• _BRIEF_
Begin with the first line of the material and write out each line exactly, ending with the line that contains "positions = list(range(len(labels)))". Pictures are not part of the copy.
--- Begin SOURCE DATA ---
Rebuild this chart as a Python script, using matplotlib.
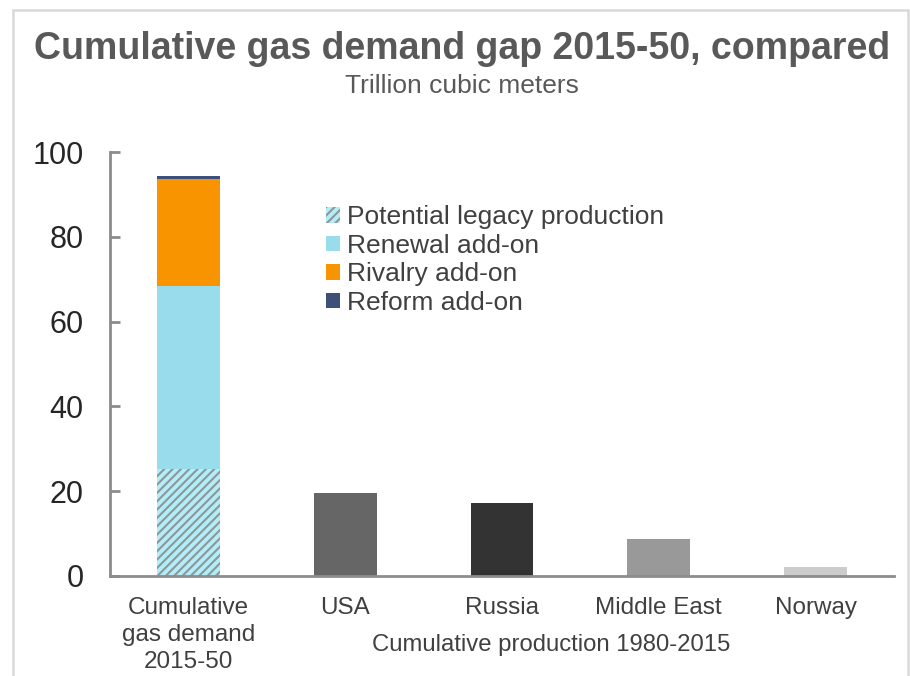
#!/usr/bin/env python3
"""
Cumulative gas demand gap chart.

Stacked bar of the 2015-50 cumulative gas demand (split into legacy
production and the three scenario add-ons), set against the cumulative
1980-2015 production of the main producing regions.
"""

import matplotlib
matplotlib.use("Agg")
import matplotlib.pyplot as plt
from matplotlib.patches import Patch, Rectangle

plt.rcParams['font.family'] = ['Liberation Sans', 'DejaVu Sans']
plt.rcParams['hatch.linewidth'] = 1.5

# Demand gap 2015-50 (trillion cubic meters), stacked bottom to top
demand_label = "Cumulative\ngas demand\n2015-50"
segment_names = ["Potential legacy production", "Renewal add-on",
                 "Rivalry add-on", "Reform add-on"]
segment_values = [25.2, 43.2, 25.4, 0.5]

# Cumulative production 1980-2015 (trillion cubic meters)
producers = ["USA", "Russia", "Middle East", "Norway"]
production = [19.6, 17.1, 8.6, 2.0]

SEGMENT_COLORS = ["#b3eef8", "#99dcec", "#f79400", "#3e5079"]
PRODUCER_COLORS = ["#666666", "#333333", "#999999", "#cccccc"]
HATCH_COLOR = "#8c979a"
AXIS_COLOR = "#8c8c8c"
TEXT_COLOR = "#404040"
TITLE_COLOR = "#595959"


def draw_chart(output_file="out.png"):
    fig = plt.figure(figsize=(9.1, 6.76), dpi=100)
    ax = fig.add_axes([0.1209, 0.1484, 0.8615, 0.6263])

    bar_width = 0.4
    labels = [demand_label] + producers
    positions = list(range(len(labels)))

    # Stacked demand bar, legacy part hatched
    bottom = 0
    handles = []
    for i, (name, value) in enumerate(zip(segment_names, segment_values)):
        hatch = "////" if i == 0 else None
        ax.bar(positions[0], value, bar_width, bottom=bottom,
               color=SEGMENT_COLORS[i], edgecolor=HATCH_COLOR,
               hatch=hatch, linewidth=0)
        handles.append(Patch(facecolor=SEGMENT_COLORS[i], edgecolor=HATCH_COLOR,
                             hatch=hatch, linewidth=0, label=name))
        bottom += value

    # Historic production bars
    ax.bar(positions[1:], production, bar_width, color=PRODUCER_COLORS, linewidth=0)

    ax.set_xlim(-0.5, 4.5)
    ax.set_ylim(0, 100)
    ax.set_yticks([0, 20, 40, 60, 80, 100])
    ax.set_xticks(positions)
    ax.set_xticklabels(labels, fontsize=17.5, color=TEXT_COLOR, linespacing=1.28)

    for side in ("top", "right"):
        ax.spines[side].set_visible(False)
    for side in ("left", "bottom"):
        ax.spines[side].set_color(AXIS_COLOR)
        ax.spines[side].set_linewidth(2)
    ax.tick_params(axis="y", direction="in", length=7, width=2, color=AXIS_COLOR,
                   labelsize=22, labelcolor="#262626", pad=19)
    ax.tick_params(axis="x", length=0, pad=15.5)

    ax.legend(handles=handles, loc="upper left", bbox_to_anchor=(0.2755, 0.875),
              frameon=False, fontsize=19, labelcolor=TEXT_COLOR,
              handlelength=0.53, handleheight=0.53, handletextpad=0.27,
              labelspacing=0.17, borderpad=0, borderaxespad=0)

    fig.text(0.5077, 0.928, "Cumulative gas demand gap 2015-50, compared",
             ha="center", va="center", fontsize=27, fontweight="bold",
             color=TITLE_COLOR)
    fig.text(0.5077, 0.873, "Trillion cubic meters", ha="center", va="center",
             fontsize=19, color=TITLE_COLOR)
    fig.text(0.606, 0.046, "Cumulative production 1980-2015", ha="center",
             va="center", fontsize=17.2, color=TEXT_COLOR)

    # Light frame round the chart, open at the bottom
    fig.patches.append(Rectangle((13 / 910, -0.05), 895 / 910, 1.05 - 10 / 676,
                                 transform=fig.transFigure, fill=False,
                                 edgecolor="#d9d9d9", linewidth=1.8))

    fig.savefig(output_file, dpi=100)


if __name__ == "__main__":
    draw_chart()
--- End SOURCE DATA ---
• _RESULT_
Rebuild this chart as a Python script, using matplotlib.
#!/usr/bin/env python3
"""
Cumulative gas demand gap chart.

Stacked bar of the 2015-50 cumulative gas demand (split into legacy
production and the three scenario add-ons), set against the cumulative
1980-2015 production of the main producing regions.
"""

import matplotlib
matplotlib.use("Agg")
import matplotlib.pyplot as plt
from matplotlib.patches import Patch, Rectangle

plt.rcParams['font.family'] = ['Liberation Sans', 'DejaVu Sans']
plt.rcParams['hatch.linewidth'] = 1.5

# Demand gap 2015-50 (trillion cubic meters), stacked bottom to top
demand_label = "Cumulative\ngas demand\n2015-50"
segment_names = ["Potential legacy production", "Renewal add-on",
                 "Rivalry add-on", "Reform add-on"]
segment_values = [25.2, 43.2, 25.4, 0.5]

# Cumulative production 1980-2015 (trillion cubic meters)
producers = ["USA", "Russia", "Middle East", "Norway"]
production = [19.6, 17.1, 8.6, 2.0]

SEGMENT_COLORS = ["#b3eef8", "#99dcec", "#f79400", "#3e5079"]
PRODUCER_COLORS = ["#666666", "#333333", "#999999", "#cccccc"]
HATCH_COLOR = "#8c979a"
AXIS_COLOR = "#8c8c8c"
TEXT_COLOR = "#404040"
TITLE_COLOR = "#595959"


def draw_chart(output_file="out.png"):
    fig = plt.figure(figsize=(9.1, 6.76), dpi=100)
    ax = fig.add_axes([0.1209, 0.1484, 0.8615, 0.6263])

    bar_width = 0.4
    labels = [demand_label] + producers
    positions = list(range(len(labels)))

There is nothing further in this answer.